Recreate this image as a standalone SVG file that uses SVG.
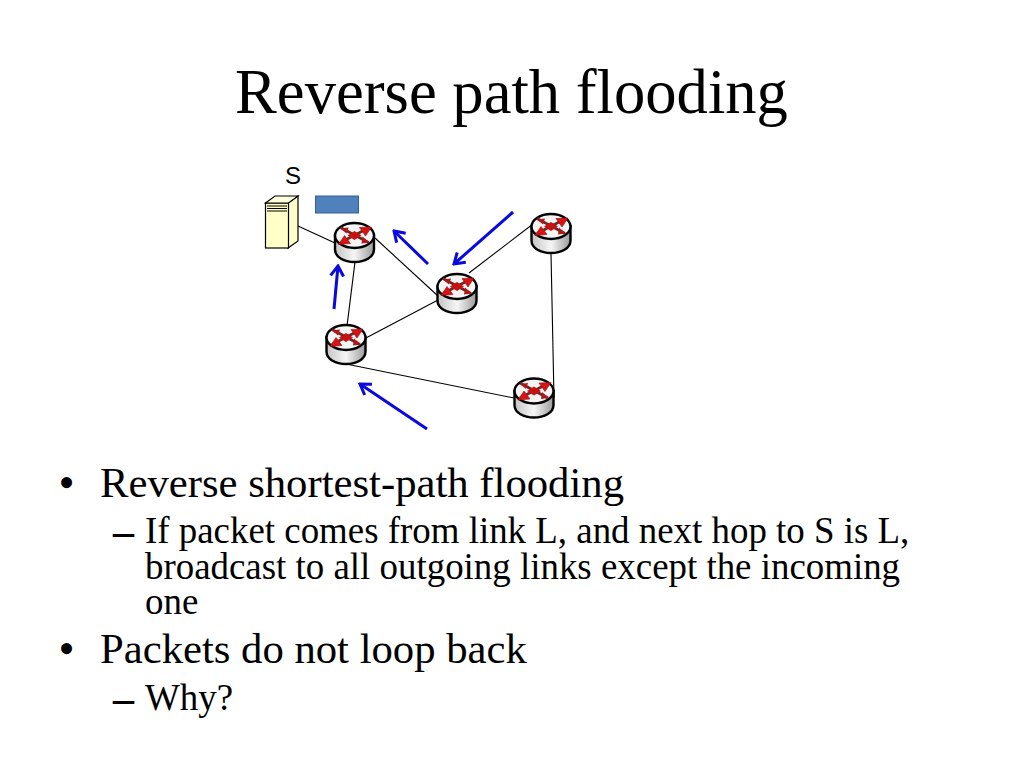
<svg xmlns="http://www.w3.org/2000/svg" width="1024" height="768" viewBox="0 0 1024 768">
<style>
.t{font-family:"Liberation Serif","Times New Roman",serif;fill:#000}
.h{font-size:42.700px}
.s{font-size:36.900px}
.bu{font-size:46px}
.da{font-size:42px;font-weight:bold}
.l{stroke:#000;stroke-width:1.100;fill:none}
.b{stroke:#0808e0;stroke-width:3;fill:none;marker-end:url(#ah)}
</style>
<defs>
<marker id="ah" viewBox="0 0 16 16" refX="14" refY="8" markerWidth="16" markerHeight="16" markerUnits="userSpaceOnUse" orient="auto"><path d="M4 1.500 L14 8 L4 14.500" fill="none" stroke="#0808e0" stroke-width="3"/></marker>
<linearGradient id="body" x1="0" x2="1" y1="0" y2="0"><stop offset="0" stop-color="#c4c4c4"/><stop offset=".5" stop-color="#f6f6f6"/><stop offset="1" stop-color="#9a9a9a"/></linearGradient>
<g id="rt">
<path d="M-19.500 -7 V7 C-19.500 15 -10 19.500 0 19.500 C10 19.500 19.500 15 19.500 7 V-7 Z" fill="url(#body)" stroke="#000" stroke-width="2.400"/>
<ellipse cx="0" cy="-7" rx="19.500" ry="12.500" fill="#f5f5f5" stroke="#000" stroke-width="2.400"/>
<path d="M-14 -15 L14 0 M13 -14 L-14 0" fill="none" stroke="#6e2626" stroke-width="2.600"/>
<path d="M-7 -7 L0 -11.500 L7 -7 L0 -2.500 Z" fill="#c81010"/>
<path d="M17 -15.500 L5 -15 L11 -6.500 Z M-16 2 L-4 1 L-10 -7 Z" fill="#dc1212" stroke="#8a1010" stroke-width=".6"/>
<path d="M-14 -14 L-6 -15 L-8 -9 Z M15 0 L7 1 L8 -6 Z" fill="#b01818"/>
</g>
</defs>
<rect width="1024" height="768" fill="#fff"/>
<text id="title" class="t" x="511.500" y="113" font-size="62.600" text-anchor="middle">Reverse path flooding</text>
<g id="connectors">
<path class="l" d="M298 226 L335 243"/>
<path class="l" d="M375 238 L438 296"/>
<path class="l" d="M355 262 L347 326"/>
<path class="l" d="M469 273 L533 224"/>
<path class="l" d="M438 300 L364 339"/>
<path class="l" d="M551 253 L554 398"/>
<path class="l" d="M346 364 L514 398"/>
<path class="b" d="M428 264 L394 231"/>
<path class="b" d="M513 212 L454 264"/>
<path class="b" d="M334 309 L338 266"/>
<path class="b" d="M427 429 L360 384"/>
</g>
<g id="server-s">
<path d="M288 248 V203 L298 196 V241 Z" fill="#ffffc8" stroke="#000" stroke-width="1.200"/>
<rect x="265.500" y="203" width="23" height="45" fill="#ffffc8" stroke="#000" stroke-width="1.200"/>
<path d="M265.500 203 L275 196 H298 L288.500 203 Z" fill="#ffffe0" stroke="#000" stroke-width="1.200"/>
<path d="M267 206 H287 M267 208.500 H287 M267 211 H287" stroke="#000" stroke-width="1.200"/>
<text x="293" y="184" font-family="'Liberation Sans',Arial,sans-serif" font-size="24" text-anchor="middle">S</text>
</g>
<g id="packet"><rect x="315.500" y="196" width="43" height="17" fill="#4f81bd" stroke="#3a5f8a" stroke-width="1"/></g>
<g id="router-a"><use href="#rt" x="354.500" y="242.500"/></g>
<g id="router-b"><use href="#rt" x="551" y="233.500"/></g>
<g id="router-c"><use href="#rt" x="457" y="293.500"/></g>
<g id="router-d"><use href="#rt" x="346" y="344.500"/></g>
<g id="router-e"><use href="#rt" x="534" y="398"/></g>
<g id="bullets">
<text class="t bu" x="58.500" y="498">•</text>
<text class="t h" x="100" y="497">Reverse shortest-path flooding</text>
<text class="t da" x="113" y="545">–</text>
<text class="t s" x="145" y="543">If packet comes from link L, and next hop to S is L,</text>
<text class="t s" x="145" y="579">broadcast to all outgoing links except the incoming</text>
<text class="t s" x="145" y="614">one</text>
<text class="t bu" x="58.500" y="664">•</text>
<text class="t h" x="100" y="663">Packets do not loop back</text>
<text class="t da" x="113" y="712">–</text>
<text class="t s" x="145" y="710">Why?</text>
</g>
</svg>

────────────────────────────────────────

The exercise
Print the full listing exactly, dropping the pictures.

Answer to this task
Recreate this image as a standalone SVG file that uses SVG.
<svg xmlns="http://www.w3.org/2000/svg" width="1024" height="768" viewBox="0 0 1024 768">
<style>
.t{font-family:"Liberation Serif","Times New Roman",serif;fill:#000}
.h{font-size:42.700px}
.s{font-size:36.900px}
.bu{font-size:46px}
.da{font-size:42px;font-weight:bold}
.l{stroke:#000;stroke-width:1.100;fill:none}
.b{stroke:#0808e0;stroke-width:3;fill:none;marker-end:url(#ah)}
</style>
<defs>
<marker id="ah" viewBox="0 0 16 16" refX="14" refY="8" markerWidth="16" markerHeight="16" markerUnits="userSpaceOnUse" orient="auto"><path d="M4 1.500 L14 8 L4 14.500" fill="none" stroke="#0808e0" stroke-width="3"/></marker>
<linearGradient id="body" x1="0" x2="1" y1="0" y2="0"><stop offset="0" stop-color="#c4c4c4"/><stop offset=".5" stop-color="#f6f6f6"/><stop offset="1" stop-color="#9a9a9a"/></linearGradient>
<g id="rt">
<path d="M-19.500 -7 V7 C-19.500 15 -10 19.500 0 19.500 C10 19.500 19.500 15 19.500 7 V-7 Z" fill="url(#body)" stroke="#000" stroke-width="2.400"/>
<ellipse cx="0" cy="-7" rx="19.500" ry="12.500" fill="#f5f5f5" stroke="#000" stroke-width="2.400"/>
<path d="M-14 -15 L14 0 M13 -14 L-14 0" fill="none" stroke="#6e2626" stroke-width="2.600"/>
<path d="M-7 -7 L0 -11.500 L7 -7 L0 -2.500 Z" fill="#c81010"/>
<path d="M17 -15.500 L5 -15 L11 -6.500 Z M-16 2 L-4 1 L-10 -7 Z" fill="#dc1212" stroke="#8a1010" stroke-width=".6"/>
<path d="M-14 -14 L-6 -15 L-8 -9 Z M15 0 L7 1 L8 -6 Z" fill="#b01818"/>
</g>
</defs>
<rect width="1024" height="768" fill="#fff"/>
<text id="title" class="t" x="511.500" y="113" font-size="62.600" text-anchor="middle">Reverse path flooding</text>
<g id="connectors">
<path class="l" d="M298 226 L335 243"/>
<path class="l" d="M375 238 L438 296"/>
<path class="l" d="M355 262 L347 326"/>
<path class="l" d="M469 273 L533 224"/>
<path class="l" d="M438 300 L364 339"/>
<path class="l" d="M551 253 L554 398"/>
<path class="l" d="M346 364 L514 398"/>
<path class="b" d="M428 264 L394 231"/>
<path class="b" d="M513 212 L454 264"/>
<path class="b" d="M334 309 L338 266"/>
<path class="b" d="M427 429 L360 384"/>
</g>
<g id="server-s">
<path d="M288 248 V203 L298 196 V241 Z" fill="#ffffc8" stroke="#000" stroke-width="1.200"/>
<rect x="265.500" y="203" width="23" height="45" fill="#ffffc8" stroke="#000" stroke-width="1.200"/>
<path d="M265.500 203 L275 196 H298 L288.500 203 Z" fill="#ffffe0" stroke="#000" stroke-width="1.200"/>
<path d="M267 206 H287 M267 208.500 H287 M267 211 H287" stroke="#000" stroke-width="1.200"/>
<text x="293" y="184" font-family="'Liberation Sans',Arial,sans-serif" font-size="24" text-anchor="middle">S</text>
</g>
<g id="packet"><rect x="315.500" y="196" width="43" height="17" fill="#4f81bd" stroke="#3a5f8a" stroke-width="1"/></g>
<g id="router-a"><use href="#rt" x="354.500" y="242.500"/></g>
<g id="router-b"><use href="#rt" x="551" y="233.500"/></g>
<g id="router-c"><use href="#rt" x="457" y="293.500"/></g>
<g id="router-d"><use href="#rt" x="346" y="344.500"/></g>
<g id="router-e"><use href="#rt" x="534" y="398"/></g>
<g id="bullets">
<text class="t bu" x="58.500" y="498">•</text>
<text class="t h" x="100" y="497">Reverse shortest-path flooding</text>
<text class="t da" x="113" y="545">–</text>
<text class="t s" x="145" y="543">If packet comes from link L, and next hop to S is L,</text>
<text class="t s" x="145" y="579">broadcast to all outgoing links except the incoming</text>
<text class="t s" x="145" y="614">one</text>
<text class="t bu" x="58.500" y="664">•</text>
<text class="t h" x="100" y="663">Packets do not loop back</text>
<text class="t da" x="113" y="712">–</text>
<text class="t s" x="145" y="710">Why?</text>
</g>
</svg>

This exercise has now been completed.